● **What is asked**
In your copy, include every line of the listing below exactly but none of the pictures.
**********
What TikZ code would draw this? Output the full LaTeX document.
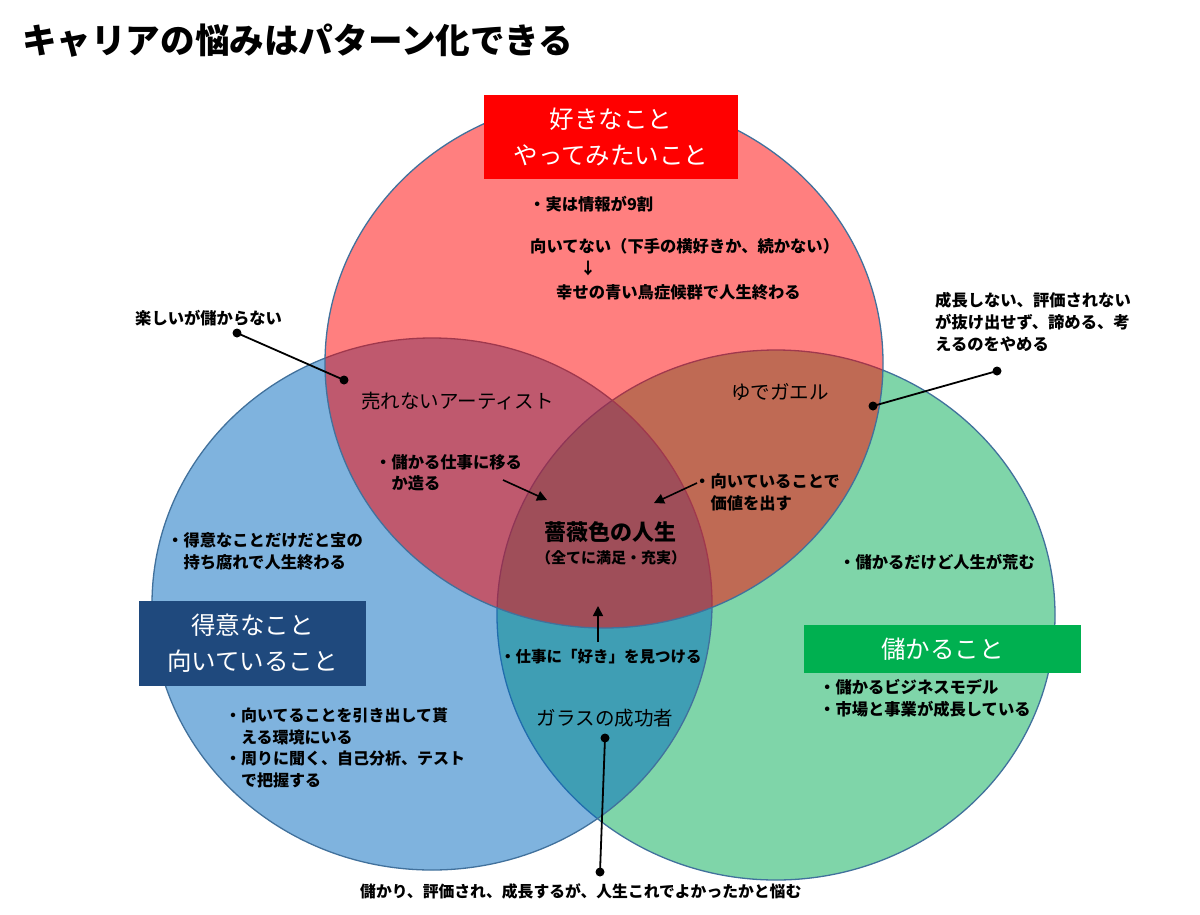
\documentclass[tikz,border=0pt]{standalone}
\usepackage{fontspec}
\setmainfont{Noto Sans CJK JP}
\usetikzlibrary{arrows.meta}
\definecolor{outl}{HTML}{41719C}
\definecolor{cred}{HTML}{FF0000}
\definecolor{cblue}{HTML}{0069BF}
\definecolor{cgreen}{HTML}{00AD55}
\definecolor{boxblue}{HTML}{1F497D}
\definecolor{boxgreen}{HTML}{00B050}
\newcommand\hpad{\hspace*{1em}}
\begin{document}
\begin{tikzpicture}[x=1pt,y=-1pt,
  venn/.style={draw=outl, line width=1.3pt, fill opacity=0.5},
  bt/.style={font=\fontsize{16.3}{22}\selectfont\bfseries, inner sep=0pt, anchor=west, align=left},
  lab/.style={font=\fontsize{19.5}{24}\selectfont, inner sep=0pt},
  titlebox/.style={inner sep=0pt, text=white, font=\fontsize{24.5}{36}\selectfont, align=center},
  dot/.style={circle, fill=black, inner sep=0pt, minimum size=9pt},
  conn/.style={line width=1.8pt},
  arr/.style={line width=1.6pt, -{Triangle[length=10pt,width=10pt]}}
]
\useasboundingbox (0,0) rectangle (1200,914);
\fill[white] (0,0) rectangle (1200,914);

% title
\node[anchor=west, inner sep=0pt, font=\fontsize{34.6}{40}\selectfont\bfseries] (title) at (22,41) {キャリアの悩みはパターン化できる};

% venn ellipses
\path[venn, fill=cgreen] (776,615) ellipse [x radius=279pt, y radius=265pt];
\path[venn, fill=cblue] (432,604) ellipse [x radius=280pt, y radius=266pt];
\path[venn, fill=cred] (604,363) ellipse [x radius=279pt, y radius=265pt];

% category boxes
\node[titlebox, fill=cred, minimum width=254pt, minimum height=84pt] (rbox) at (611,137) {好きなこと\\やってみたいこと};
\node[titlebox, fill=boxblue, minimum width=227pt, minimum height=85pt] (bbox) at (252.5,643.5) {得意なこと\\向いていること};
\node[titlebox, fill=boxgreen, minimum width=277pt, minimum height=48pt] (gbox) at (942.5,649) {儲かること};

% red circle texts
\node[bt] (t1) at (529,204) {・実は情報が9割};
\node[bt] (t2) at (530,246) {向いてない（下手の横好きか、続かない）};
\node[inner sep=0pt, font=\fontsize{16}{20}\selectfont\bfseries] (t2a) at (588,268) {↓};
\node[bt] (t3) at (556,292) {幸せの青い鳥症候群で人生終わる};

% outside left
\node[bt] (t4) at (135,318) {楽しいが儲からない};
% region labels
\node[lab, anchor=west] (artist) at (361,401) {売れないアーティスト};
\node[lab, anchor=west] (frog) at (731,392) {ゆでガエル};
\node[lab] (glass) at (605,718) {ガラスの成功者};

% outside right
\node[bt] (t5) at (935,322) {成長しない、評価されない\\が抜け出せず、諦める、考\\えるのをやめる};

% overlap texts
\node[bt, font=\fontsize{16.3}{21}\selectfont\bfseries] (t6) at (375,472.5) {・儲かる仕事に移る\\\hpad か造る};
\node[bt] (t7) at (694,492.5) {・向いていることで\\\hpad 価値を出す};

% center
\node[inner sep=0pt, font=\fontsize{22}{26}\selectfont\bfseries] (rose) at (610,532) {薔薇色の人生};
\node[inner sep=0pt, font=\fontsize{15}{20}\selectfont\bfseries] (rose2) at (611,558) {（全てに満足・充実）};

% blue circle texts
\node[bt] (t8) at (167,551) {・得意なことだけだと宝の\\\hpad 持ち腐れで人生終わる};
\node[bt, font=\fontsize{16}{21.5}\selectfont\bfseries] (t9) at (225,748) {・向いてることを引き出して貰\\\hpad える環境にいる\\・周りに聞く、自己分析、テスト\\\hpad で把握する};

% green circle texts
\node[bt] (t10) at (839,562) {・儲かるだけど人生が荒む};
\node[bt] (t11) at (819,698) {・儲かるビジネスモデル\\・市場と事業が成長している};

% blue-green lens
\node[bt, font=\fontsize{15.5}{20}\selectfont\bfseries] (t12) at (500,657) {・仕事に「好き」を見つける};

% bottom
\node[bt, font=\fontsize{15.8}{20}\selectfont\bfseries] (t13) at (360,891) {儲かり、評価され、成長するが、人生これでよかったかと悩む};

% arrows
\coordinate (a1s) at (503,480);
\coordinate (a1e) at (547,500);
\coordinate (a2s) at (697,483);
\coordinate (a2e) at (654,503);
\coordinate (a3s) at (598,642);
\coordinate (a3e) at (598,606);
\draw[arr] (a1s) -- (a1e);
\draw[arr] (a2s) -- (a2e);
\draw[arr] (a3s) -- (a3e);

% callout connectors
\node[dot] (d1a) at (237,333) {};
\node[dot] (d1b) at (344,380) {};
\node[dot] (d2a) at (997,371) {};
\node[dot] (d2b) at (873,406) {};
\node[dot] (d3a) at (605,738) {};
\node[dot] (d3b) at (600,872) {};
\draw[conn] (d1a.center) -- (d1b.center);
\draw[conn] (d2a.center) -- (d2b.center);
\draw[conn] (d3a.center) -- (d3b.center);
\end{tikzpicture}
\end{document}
**********
● **Exercise solution**
What TikZ code would draw this? Output the full LaTeX document.
\documentclass[tikz,border=0pt]{standalone}
\usepackage{fontspec}
\setmainfont{Noto Sans CJK JP}
\usetikzlibrary{arrows.meta}
\definecolor{outl}{HTML}{41719C}
\definecolor{cred}{HTML}{FF0000}
\definecolor{cblue}{HTML}{0069BF}
\definecolor{cgreen}{HTML}{00AD55}
\definecolor{boxblue}{HTML}{1F497D}
\definecolor{boxgreen}{HTML}{00B050}
\newcommand\hpad{\hspace*{1em}}
\begin{document}
\begin{tikzpicture}[x=1pt,y=-1pt,
  venn/.style={draw=outl, line width=1.3pt, fill opacity=0.5},
  bt/.style={font=\fontsize{16.3}{22}\selectfont\bfseries, inner sep=0pt, anchor=west, align=left},
  lab/.style={font=\fontsize{19.5}{24}\selectfont, inner sep=0pt},
  titlebox/.style={inner sep=0pt, text=white, font=\fontsize{24.5}{36}\selectfont, align=center},
  dot/.style={circle, fill=black, inner sep=0pt, minimum size=9pt},
  conn/.style={line width=1.8pt},
  arr/.style={line width=1.6pt, -{Triangle[length=10pt,width=10pt]}}
]
\useasboundingbox (0,0) rectangle (1200,914);
\fill[white] (0,0) rectangle (1200,914);

% title
\node[anchor=west, inner sep=0pt, font=\fontsize{34.6}{40}\selectfont\bfseries] (title) at (22,41) {キャリアの悩みはパターン化できる};

% venn ellipses
\path[venn, fill=cgreen] (776,615) ellipse [x radius=279pt, y radius=265pt];
\path[venn, fill=cblue] (432,604) ellipse [x radius=280pt, y radius=266pt];
\path[venn, fill=cred] (604,363) ellipse [x radius=279pt, y radius=265pt];

% category boxes
\node[titlebox, fill=cred, minimum width=254pt, minimum height=84pt] (rbox) at (611,137) {好きなこと\\やってみたいこと};
\node[titlebox, fill=boxblue, minimum width=227pt, minimum height=85pt] (bbox) at (252.5,643.5) {得意なこと\\向いていること};
\node[titlebox, fill=boxgreen, minimum width=277pt, minimum height=48pt] (gbox) at (942.5,649) {儲かること};

% red circle texts
\node[bt] (t1) at (529,204) {・実は情報が9割};
\node[bt] (t2) at (530,246) {向いてない（下手の横好きか、続かない）};
\node[inner sep=0pt, font=\fontsize{16}{20}\selectfont\bfseries] (t2a) at (588,268) {↓};
\node[bt] (t3) at (556,292) {幸せの青い鳥症候群で人生終わる};

% outside left
\node[bt] (t4) at (135,318) {楽しいが儲からない};
% region labels
\node[lab, anchor=west] (artist) at (361,401) {売れないアーティスト};
\node[lab, anchor=west] (frog) at (731,392) {ゆでガエル};
\node[lab] (glass) at (605,718) {ガラスの成功者};

% outside right
\node[bt] (t5) at (935,322) {成長しない、評価されない\\が抜け出せず、諦める、考\\えるのをやめる};

% overlap texts
\node[bt, font=\fontsize{16.3}{21}\selectfont\bfseries] (t6) at (375,472.5) {・儲かる仕事に移る\\\hpad か造る};
\node[bt] (t7) at (694,492.5) {・向いていることで\\\hpad 価値を出す};

% center
\node[inner sep=0pt, font=\fontsize{22}{26}\selectfont\bfseries] (rose) at (610,532) {薔薇色の人生};
\node[inner sep=0pt, font=\fontsize{15}{20}\selectfont\bfseries] (rose2) at (611,558) {（全てに満足・充実）};

% blue circle texts
\node[bt] (t8) at (167,551) {・得意なことだけだと宝の\\\hpad 持ち腐れで人生終わる};
\node[bt, font=\fontsize{16}{21.5}\selectfont\bfseries] (t9) at (225,748) {・向いてることを引き出して貰\\\hpad える環境にいる\\・周りに聞く、自己分析、テスト\\\hpad で把握する};

% green circle texts
\node[bt] (t10) at (839,562) {・儲かるだけど人生が荒む};
\node[bt] (t11) at (819,698) {・儲かるビジネスモデル\\・市場と事業が成長している};

% blue-green lens
\node[bt, font=\fontsize{15.5}{20}\selectfont\bfseries] (t12) at (500,657) {・仕事に「好き」を見つける};

% bottom
\node[bt, font=\fontsize{15.8}{20}\selectfont\bfseries] (t13) at (360,891) {儲かり、評価され、成長するが、人生これでよかったかと悩む};

% arrows
\coordinate (a1s) at (503,480);
\coordinate (a1e) at (547,500);
\coordinate (a2s) at (697,483);
\coordinate (a2e) at (654,503);
\coordinate (a3s) at (598,642);
\coordinate (a3e) at (598,606);
\draw[arr] (a1s) -- (a1e);
\draw[arr] (a2s) -- (a2e);
\draw[arr] (a3s) -- (a3e);

% callout connectors
\node[dot] (d1a) at (237,333) {};
\node[dot] (d1b) at (344,380) {};
\node[dot] (d2a) at (997,371) {};
\node[dot] (d2b) at (873,406) {};
\node[dot] (d3a) at (605,738) {};
\node[dot] (d3b) at (600,872) {};
\draw[conn] (d1a.center) -- (d1b.center);
\draw[conn] (d2a.center) -- (d2b.center);
\draw[conn] (d3a.center) -- (d3b.center);
\end{tikzpicture}
\end{document}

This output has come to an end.